Pourquoi cette nouvelle vision est plus difficile à faire passer en France que dans les pays anglo-saxons ?
C’est vrai que les pays anglo-saxons ont une vision plus optimiste que nous. Dans la culture anglo-saxonne, on prend plus facilement des risques, parce que si l’on se plante, ce n’est pas grave, on repart de plus belle avec une nouvelle énergie.
La France est un pays de culture latine, où jusqu’à présent, l’on était plus attiré par le problème que par le succès. Mais les choses sont en train de changer avec les nouvelles générations, les Millénials qui arrivent sur le marché du travail, qui parlent tous anglais et qui voyagent déjà beaucoup.
Ils voient ce qui se passe ailleurs, ils ont envie de devenir leur propre patron et ils n’ont pas peur de se lancer, d’innover.
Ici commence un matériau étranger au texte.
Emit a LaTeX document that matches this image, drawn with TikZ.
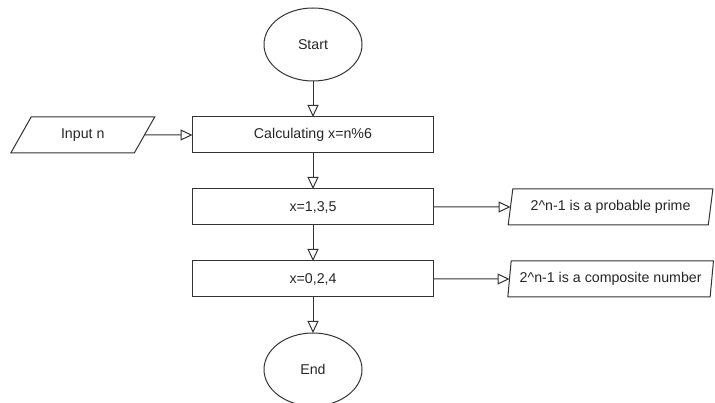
\documentclass[tikz,border=0pt]{standalone}
\usepackage{fontspec}
\setmainfont{Liberation Sans}
\usetikzlibrary{arrows.meta,positioning,shapes.geometric}
\tikzset{
  owal/.style   = {draw, ellipse, minimum width=98pt, minimum height=73pt,
                   inner sep=0pt, outer sep=0pt},
  blok/.style   = {draw, rectangle, minimum width=241pt, minimum height=36pt,
                   inner sep=0pt, outer sep=0pt},
  dane/.style   = {draw, trapezium, trapezium stretches=true,
                   minimum height=36pt, inner sep=0pt, outer sep=0pt},
  strzalka/.style = {-{Triangle[open, length=12pt, width=11pt]}},
}

\begin{document}
\begin{tikzpicture}[x=1pt, y=1pt, line width=1pt, draw=black!80,
    font=\fontsize{14.2}{17}\selectfont, text=black!85]
  \useasboundingbox (0,0) rectangle (715,-403);

  \node[owal] (start) at (313,-44.5) {Start};
  \node[blok, below=36pt of start] (licz) {Calculating x=n\%6};
  \node[dane, left=48pt of licz, minimum width=144pt,
        trapezium left angle=56, trapezium right angle=124] (wej) {Input n};
  \node[blok, below=36pt of licz] (nieparz) {x=1,3,5};
  \node[blok, below=36pt of nieparz] (parz) {x=0,2,4};
  \node[owal, below=36pt of parz] (koniec) {End};

  \node[dane, right=77pt of nieparz, minimum width=205pt,
        trapezium left angle=74, trapezium right angle=106] (pierwsza)
        {2\textasciicircum n-1 is a probable prime};
  \node[dane, right=76pt of parz, minimum width=206pt,
        trapezium left angle=77, trapezium right angle=103] (zlozona)
        {2\textasciicircum n-1 is a composite number};

  \draw[strzalka] (start) -- (licz);
  \draw[strzalka] (wej) -- (licz);
  \draw[strzalka] (licz) -- (nieparz);
  \draw[strzalka] (nieparz) -- (parz);
  \draw[strzalka] (parz) -- (koniec);
  \draw[strzalka] (nieparz) -- (pierwsza);
  \draw[strzalka] (parz) -- (zlozona);
\end{tikzpicture}
\end{document}
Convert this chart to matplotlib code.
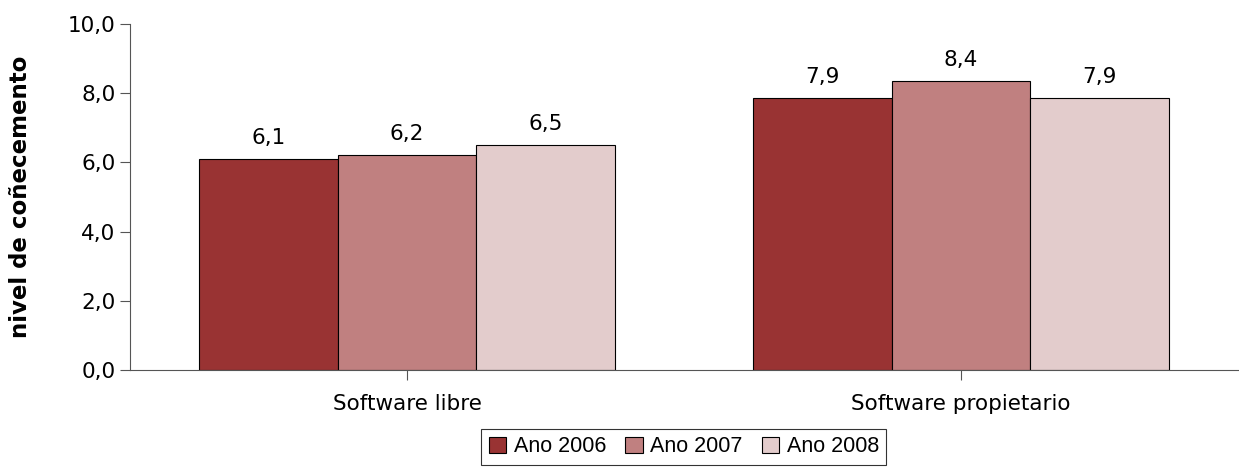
import matplotlib
matplotlib.use("Agg")
import matplotlib.pyplot as plt
import numpy as np

categories = ["Software libre", "Software propietario"]
years = ["Ano 2006", "Ano 2007", "Ano 2008"]
values = {
    "Ano 2006": [6.1, 7.87],
    "Ano 2007": [6.2, 8.36],
    "Ano 2008": [6.5, 7.86],
}
colors = ["#993333", "#c08080", "#e3cccc"]

fig = plt.figure(figsize=(12.39, 4.69), dpi=100)
ax = fig.add_axes([0.105, 0.211, 0.894, 0.738])

x = np.arange(len(categories))
width = 0.25
for i, year in enumerate(years):
    offset = (i - 1) * width
    rects = ax.bar(x + offset, values[year], width, color=colors[i],
                   edgecolor="black", linewidth=0.8, label=year)
    labels = [f"{v:.1f}".replace(".", ",") for v in values[year]]
    ax.bar_label(rects, labels=labels, padding=8, fontsize=15.5)

ax.set_xlim(-0.5, 1.5)
ax.set_ylim(0, 10)
yt = np.arange(0, 10.1, 2)
ax.set_yticks(yt)
ax.set_yticklabels([f"{v:.1f}".replace(".", ",") for v in yt])
ax.set_xticks(x)
ax.set_xticklabels(categories)
ax.tick_params(axis="both", labelsize=15.5, color="#555555", length=7)
ax.tick_params(axis="x", pad=10)
ax.set_ylabel("nivel de coñecemento", fontsize=16.5, fontweight="bold")
ax.yaxis.set_label_coords(-0.089, 0.5)

for s in ["top", "right"]:
    ax.spines[s].set_visible(False)
for s in ["left", "bottom"]:
    ax.spines[s].set_color("#555555")

leg = ax.legend(loc="upper center", bbox_to_anchor=(0.5, -0.17), ncols=3,
                frameon=True, fancybox=False, edgecolor="black",
                prop={"family": "Liberation Sans", "size": 15.5},
                handlelength=0.8, handleheight=0.8, handletextpad=0.35,
                columnspacing=0.9, borderpad=0.35, borderaxespad=0)
leg.get_frame().set_linewidth(0.8)

fig.savefig("out.png", dpi=100)
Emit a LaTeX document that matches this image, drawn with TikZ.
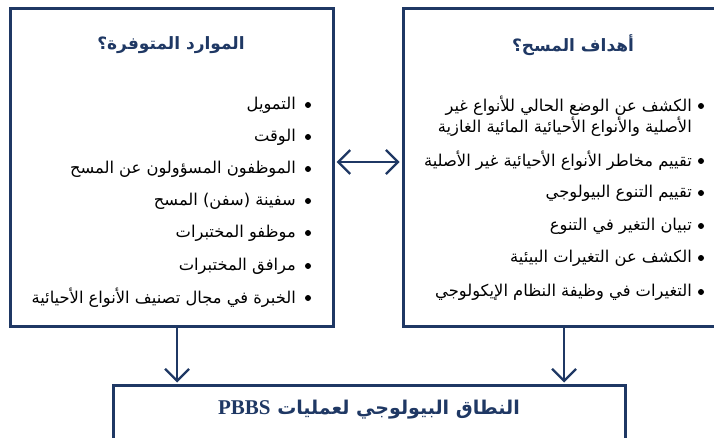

Il y a donc tout un changement culturel à opérer et cela passe obligatoirement par une révolution des méthodes de formation.
Pour faire évoluer les cadres dirigeants dans notre pays, il faut les faire accompagner par des coachs, non pas seulement pendant un mois, mais au moins pendant un an. Les patrons de PME doivent aussi se faire accompagner.
C’est courant dans les pays anglo-saxons. En France, ça prend plus de temps, mais on y vient peu à peu. La CGPME a donc un véritable chantier à opérer sur cette question.
Encouragez-vous le télétravail ?
Il faut le favoriser à mort ! Pourquoi bloquer ses équipes dans les embouteillages chaque jour plusieurs heures alors qu’elles pourraient être efficaces et bien plus productives chez elles ? Les dirigeants bloquent parce qu’ils ont peur de perdre le contrôle.
C’est faux ! On peut aussi contrôler ses équipes à distance, c’est du management ! Mais pour cela, il faut mettre en place un vrai management en créant du lien, en organisant un système de rencontres.
Vous dites que le véritable enjeu, c’est le bonheur ?
Oui, car nous cherchons tous à être heureux. En cherchant à faire le bonheur de ses clients, le bonheur de ses salariés, le bonheur de ses actionnaires et en protégeant l’environnement, l’entreprise crée forcément un cercle vertueux et donne du sens à son métier.
Mais il faut donner pour recevoir, c’est pourquoi il faut intégrer de l’altruisme dans l’entreprise au travers de quatre directions : la réussite de l’entreprise, les avancées dans le domaine social, le fonctionnement en équipe et l’élévation personnelle de chacun.
Un dernier message à faire passer aux managers qui nous lisent ?
Vos collaborateurs ne sont pas responsables du résultat, mais du chemin. C’est le manager qui est responsable du résultat. En pratiquant un management réconciliateur, côte à côte de ses équipes, on fait de sa société une entreprise inspirante, toujours plus performante, qui va se développer en créant des emplois.
C’est pourquoi, on doit tous avoir le souci de faire de l’entreprise un lieu de bien-être. L’entreprise doit donner à chacun l’appétence d’une vie réussie.